In your copy, include every line of the listing below exactly but none of the pictures.

## DATASET SECTION
━━━

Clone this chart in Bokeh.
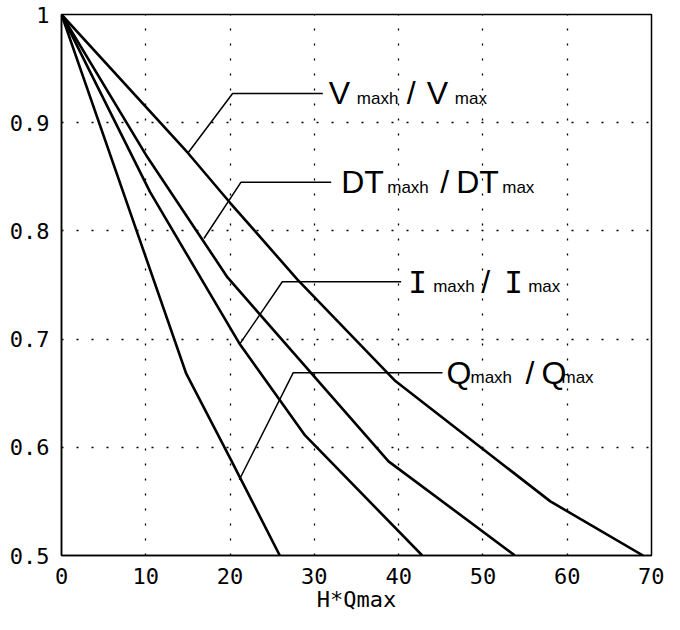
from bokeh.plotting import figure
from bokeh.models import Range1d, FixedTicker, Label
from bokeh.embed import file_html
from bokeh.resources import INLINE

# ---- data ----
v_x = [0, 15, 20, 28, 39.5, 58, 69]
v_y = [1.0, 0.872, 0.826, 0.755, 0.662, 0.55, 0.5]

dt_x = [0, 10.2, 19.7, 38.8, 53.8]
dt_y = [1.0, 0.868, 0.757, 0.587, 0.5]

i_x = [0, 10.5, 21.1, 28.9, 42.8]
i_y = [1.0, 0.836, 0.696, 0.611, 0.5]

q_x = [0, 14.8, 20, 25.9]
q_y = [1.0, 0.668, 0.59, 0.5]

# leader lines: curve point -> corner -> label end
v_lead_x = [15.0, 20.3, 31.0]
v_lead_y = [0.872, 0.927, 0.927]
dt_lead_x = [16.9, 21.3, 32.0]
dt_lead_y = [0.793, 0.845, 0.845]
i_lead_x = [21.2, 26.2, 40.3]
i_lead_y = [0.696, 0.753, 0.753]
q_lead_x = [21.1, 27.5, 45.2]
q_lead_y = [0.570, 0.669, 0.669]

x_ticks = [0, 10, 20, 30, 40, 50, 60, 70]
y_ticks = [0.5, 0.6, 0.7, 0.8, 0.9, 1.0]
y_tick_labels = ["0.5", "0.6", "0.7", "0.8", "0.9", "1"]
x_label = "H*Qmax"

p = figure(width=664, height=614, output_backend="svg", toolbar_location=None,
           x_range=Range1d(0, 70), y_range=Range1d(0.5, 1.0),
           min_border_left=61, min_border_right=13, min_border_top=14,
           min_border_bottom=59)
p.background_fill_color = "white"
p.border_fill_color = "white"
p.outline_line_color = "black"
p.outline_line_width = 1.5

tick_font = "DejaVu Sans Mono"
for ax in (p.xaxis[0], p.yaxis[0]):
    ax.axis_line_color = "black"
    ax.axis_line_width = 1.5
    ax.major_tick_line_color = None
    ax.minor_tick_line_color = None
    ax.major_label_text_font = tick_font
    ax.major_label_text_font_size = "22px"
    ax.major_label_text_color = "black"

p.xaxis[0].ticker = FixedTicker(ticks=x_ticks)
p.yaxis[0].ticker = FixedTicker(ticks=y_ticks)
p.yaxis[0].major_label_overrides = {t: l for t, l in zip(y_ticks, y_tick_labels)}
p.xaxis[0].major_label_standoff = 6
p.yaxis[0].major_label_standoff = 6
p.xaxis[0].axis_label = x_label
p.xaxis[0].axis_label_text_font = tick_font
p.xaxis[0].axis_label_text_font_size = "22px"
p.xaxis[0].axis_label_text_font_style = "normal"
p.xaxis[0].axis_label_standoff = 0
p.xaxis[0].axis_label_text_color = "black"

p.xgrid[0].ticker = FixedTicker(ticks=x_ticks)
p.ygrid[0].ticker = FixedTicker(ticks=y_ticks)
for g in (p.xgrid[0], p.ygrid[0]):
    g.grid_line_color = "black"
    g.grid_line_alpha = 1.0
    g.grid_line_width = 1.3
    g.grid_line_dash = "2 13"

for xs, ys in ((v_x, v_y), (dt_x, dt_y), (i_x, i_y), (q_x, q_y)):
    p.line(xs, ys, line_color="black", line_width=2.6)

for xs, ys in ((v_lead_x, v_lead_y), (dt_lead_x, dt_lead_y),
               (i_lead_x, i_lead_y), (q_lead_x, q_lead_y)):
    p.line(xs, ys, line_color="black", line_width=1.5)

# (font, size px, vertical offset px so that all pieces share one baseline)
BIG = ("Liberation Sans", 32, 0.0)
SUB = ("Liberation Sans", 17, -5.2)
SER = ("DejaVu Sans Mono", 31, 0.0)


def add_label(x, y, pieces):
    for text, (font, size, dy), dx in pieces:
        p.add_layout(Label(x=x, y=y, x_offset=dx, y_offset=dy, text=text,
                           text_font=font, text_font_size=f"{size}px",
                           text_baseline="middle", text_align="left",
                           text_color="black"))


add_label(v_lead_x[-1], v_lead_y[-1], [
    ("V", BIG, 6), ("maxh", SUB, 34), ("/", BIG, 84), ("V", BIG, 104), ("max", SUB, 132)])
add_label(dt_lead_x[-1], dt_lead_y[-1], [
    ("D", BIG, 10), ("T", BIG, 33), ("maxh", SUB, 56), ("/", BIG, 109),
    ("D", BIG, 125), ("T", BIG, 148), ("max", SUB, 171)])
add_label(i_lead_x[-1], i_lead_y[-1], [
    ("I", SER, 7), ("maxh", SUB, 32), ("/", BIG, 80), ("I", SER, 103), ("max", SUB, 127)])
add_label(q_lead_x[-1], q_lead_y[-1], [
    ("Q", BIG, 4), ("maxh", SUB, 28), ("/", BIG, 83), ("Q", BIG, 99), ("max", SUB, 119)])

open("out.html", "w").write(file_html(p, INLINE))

━━━

## ANSWER FOR THIS EXERCISE
Clone this chart in Bokeh.
from bokeh.plotting import figure
from bokeh.models import Range1d, FixedTicker, Label
from bokeh.embed import file_html
from bokeh.resources import INLINE

# ---- data ----
v_x = [0, 15, 20, 28, 39.5, 58, 69]
v_y = [1.0, 0.872, 0.826, 0.755, 0.662, 0.55, 0.5]

dt_x = [0, 10.2, 19.7, 38.8, 53.8]
dt_y = [1.0, 0.868, 0.757, 0.587, 0.5]

i_x = [0, 10.5, 21.1, 28.9, 42.8]
i_y = [1.0, 0.836, 0.696, 0.611, 0.5]

q_x = [0, 14.8, 20, 25.9]
q_y = [1.0, 0.668, 0.59, 0.5]

# leader lines: curve point -> corner -> label end
v_lead_x = [15.0, 20.3, 31.0]
v_lead_y = [0.872, 0.927, 0.927]
dt_lead_x = [16.9, 21.3, 32.0]
dt_lead_y = [0.793, 0.845, 0.845]
i_lead_x = [21.2, 26.2, 40.3]
i_lead_y = [0.696, 0.753, 0.753]
q_lead_x = [21.1, 27.5, 45.2]
q_lead_y = [0.570, 0.669, 0.669]

x_ticks = [0, 10, 20, 30, 40, 50, 60, 70]
y_ticks = [0.5, 0.6, 0.7, 0.8, 0.9, 1.0]
y_tick_labels = ["0.5", "0.6", "0.7", "0.8", "0.9", "1"]
x_label = "H*Qmax"

p = figure(width=664, height=614, output_backend="svg", toolbar_location=None,
           x_range=Range1d(0, 70), y_range=Range1d(0.5, 1.0),
           min_border_left=61, min_border_right=13, min_border_top=14,
           min_border_bottom=59)
p.background_fill_color = "white"
p.border_fill_color = "white"
p.outline_line_color = "black"
p.outline_line_width = 1.5

tick_font = "DejaVu Sans Mono"
for ax in (p.xaxis[0], p.yaxis[0]):
    ax.axis_line_color = "black"
    ax.axis_line_width = 1.5
    ax.major_tick_line_color = None
    ax.minor_tick_line_color = None
    ax.major_label_text_font = tick_font
    ax.major_label_text_font_size = "22px"
    ax.major_label_text_color = "black"

p.xaxis[0].ticker = FixedTicker(ticks=x_ticks)
p.yaxis[0].ticker = FixedTicker(ticks=y_ticks)
p.yaxis[0].major_label_overrides = {t: l for t, l in zip(y_ticks, y_tick_labels)}
p.xaxis[0].major_label_standoff = 6
p.yaxis[0].major_label_standoff = 6
p.xaxis[0].axis_label = x_label
p.xaxis[0].axis_label_text_font = tick_font
p.xaxis[0].axis_label_text_font_size = "22px"
p.xaxis[0].axis_label_text_font_style = "normal"
p.xaxis[0].axis_label_standoff = 0
p.xaxis[0].axis_label_text_color = "black"

p.xgrid[0].ticker = FixedTicker(ticks=x_ticks)
p.ygrid[0].ticker = FixedTicker(ticks=y_ticks)
for g in (p.xgrid[0], p.ygrid[0]):
    g.grid_line_color = "black"
    g.grid_line_alpha = 1.0
    g.grid_line_width = 1.3
    g.grid_line_dash = "2 13"

for xs, ys in ((v_x, v_y), (dt_x, dt_y), (i_x, i_y), (q_x, q_y)):
    p.line(xs, ys, line_color="black", line_width=2.6)

for xs, ys in ((v_lead_x, v_lead_y), (dt_lead_x, dt_lead_y),
               (i_lead_x, i_lead_y), (q_lead_x, q_lead_y)):
    p.line(xs, ys, line_color="black", line_width=1.5)

# (font, size px, vertical offset px so that all pieces share one baseline)
BIG = ("Liberation Sans", 32, 0.0)
SUB = ("Liberation Sans", 17, -5.2)
SER = ("DejaVu Sans Mono", 31, 0.0)


def add_label(x, y, pieces):
    for text, (font, size, dy), dx in pieces:
        p.add_layout(Label(x=x, y=y, x_offset=dx, y_offset=dy, text=text,
                           text_font=font, text_font_size=f"{size}px",
                           text_baseline="middle", text_align="left",
                           text_color="black"))


add_label(v_lead_x[-1], v_lead_y[-1], [
    ("V", BIG, 6), ("maxh", SUB, 34), ("/", BIG, 84), ("V", BIG, 104), ("max", SUB, 132)])
add_label(dt_lead_x[-1], dt_lead_y[-1], [
    ("D", BIG, 10), ("T", BIG, 33), ("maxh", SUB, 56), ("/", BIG, 109),
    ("D", BIG, 125), ("T", BIG, 148), ("max", SUB, 171)])
add_label(i_lead_x[-1], i_lead_y[-1], [
    ("I", SER, 7), ("maxh", SUB, 32), ("/", BIG, 80), ("I", SER, 103), ("max", SUB, 127)])
add_label(q_lead_x[-1], q_lead_y[-1], [
    ("Q", BIG, 4), ("maxh", SUB, 28), ("/", BIG, 83), ("Q", BIG, 99), ("max", SUB, 119)])

open("out.html", "w").write(file_html(p, INLINE))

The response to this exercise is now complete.